Once again, my father stepped in. “Let her be,” he said firmly. “If she doesn’t know her own mind at thirty-six, then she never will. Some wounds only heal in fresh air.”

I could—probably
should
—have told them the truth, and I wonder now why I didn’t. I was their only child and we had a close and supportive relationship despite the often huge distances between us. But my father had so many regrets about abandoning the farm in Zimbabwe that I hesitated to burden him with mine. If he hadn’t been married, he’d have stayed put and barricaded the house out of bloody-mindedness, but my mother forced his hand after one of their neighbours was murdered by Mugabe’s Zanu-PF thugs.

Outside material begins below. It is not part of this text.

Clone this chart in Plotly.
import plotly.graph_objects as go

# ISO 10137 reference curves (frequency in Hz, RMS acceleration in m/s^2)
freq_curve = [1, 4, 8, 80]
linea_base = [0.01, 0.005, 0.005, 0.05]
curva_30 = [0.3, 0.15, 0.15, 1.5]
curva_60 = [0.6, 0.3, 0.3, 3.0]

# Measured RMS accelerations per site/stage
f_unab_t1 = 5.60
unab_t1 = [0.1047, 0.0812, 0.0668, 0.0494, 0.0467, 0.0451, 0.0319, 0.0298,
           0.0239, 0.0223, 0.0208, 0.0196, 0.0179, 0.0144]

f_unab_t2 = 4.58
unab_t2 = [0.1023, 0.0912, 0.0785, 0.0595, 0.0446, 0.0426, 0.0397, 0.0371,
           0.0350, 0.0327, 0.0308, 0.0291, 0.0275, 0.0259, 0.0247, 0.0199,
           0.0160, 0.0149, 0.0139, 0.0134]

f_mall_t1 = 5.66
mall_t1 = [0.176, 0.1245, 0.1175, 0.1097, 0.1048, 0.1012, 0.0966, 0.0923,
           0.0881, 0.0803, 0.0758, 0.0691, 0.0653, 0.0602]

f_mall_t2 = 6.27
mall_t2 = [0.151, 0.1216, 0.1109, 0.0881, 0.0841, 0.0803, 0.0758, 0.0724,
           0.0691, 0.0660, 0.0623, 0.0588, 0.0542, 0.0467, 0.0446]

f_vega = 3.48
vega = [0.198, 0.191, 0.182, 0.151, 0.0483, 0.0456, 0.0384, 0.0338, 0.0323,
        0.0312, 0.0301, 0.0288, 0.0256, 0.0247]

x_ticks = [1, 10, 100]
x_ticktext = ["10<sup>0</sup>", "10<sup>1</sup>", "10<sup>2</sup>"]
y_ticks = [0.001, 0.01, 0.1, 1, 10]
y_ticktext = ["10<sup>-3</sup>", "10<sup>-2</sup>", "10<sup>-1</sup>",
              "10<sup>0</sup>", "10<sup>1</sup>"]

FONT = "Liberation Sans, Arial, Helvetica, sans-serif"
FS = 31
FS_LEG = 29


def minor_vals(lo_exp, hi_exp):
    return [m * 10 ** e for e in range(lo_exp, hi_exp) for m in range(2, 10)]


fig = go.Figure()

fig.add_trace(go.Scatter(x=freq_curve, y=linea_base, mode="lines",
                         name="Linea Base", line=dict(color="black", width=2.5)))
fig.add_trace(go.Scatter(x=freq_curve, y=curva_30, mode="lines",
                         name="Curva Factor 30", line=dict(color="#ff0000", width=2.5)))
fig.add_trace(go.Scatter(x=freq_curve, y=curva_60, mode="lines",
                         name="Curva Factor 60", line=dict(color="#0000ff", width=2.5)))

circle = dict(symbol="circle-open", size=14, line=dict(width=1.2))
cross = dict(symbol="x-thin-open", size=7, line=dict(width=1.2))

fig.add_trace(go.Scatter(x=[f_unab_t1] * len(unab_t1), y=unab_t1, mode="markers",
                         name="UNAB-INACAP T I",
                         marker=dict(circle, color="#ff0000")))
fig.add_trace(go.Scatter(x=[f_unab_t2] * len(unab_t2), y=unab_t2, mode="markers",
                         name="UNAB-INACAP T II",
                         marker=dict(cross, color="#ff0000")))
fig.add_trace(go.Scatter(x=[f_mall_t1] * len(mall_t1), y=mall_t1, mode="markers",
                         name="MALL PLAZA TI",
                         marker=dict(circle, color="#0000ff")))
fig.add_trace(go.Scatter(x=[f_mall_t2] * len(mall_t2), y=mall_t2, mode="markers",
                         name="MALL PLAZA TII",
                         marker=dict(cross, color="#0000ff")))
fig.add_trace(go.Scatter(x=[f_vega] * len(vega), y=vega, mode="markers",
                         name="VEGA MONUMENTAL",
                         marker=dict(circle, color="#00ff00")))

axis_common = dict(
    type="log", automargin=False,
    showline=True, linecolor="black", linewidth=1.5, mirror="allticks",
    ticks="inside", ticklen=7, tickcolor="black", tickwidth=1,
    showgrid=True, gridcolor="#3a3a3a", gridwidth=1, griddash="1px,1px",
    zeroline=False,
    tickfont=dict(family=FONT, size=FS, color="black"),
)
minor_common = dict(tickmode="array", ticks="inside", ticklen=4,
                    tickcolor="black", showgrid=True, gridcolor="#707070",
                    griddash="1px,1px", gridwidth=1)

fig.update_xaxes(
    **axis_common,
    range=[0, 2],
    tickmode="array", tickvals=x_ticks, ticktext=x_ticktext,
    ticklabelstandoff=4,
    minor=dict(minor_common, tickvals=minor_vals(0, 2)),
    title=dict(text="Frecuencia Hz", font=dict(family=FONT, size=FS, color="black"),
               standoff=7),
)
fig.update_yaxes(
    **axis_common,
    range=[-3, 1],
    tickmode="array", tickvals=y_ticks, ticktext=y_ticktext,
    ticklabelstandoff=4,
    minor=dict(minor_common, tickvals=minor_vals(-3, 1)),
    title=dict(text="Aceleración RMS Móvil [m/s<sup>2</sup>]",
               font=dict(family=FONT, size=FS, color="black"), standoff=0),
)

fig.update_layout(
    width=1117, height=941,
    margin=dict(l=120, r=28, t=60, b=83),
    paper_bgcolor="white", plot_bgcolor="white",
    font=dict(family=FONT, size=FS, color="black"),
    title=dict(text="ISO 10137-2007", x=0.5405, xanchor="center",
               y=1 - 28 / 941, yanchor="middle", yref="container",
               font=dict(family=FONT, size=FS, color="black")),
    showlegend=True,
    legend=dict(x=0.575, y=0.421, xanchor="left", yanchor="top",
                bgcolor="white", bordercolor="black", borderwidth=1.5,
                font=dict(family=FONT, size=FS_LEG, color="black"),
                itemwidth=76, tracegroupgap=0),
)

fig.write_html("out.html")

My father never forgave himself for what he saw as capitulation. He felt he should have fought harder for what his family had bought and built, and what was rightfully his. He landed a reasonably paid job in London with a South African wine importer, but he hated the insularity of England, the claustrophobia of city life and the modest rented flat in Kentish Town that was a quarter the size of their farmhouse outside Bulawayo.

I take after my mother in looks, tall and blonde, and my father in character, determinedly independent. On the face of it, my mother appears the least secure of the three of us, yet I wonder if her willingness to admit fear shows that she’s the most self-assured. For my father, running away was an admission of defeat. He thought of himself as strong and resolute, and I realized in the summer of 2004 how humiliating it had been for him to cut and run. He hadn’t found the courage to confront Mugabe’s bullies any more than I could find the courage to confront mine…and we both felt diminished as a result.

The excuse I gave them of wanting time and space to write a book was partially true. I’d produced an outline while still in Baghdad (in the aftermath of the Abu Ghraib revelations) and had been offered a publishing contract on the back of it. I saw how twitched I and my colleagues became when the West lost its sheen of moral respectability, and my idea had been to chart the world’s trouble-spots through the eyes of war correspondents. I particularly wanted to explore how constant exposure to danger affects the psyche.

The original advance offered was a pittance but I renegotiated it on the basis that the book would include a full and free account of my kidnapping. It was straightforward fraud, because I signed the contract knowing I would never reveal the truth. Indeed, I couldn’t see myself writing a book at all—I seized up every time I sat in front of a keyboard—but I had no conscience about persuading the publishers I was committed. It was the pretext I needed to take myself out of circulation while I stitched my tattered nerve together again.

I found Barton House on a Dorset agent’s website and chose it because it was the only property available on a six-month lease. It was far too big for one person but the weekly rent was the same as for a three-bedroomed holiday cottage. When I queried this, the agent told me that holiday lets were unreliable and the owner wanted a guaranteed regular income. Since I could afford it, I accepted his explanation and forwarded a money draft under the name I’d used in the hotel, which was my mother’s maiden name—Marianne Curran—but even if he’d told me the truth, that the house was in a poor state of decorative repair, I would still have gone ahead. I was obsessed at that stage with removing myself from the world.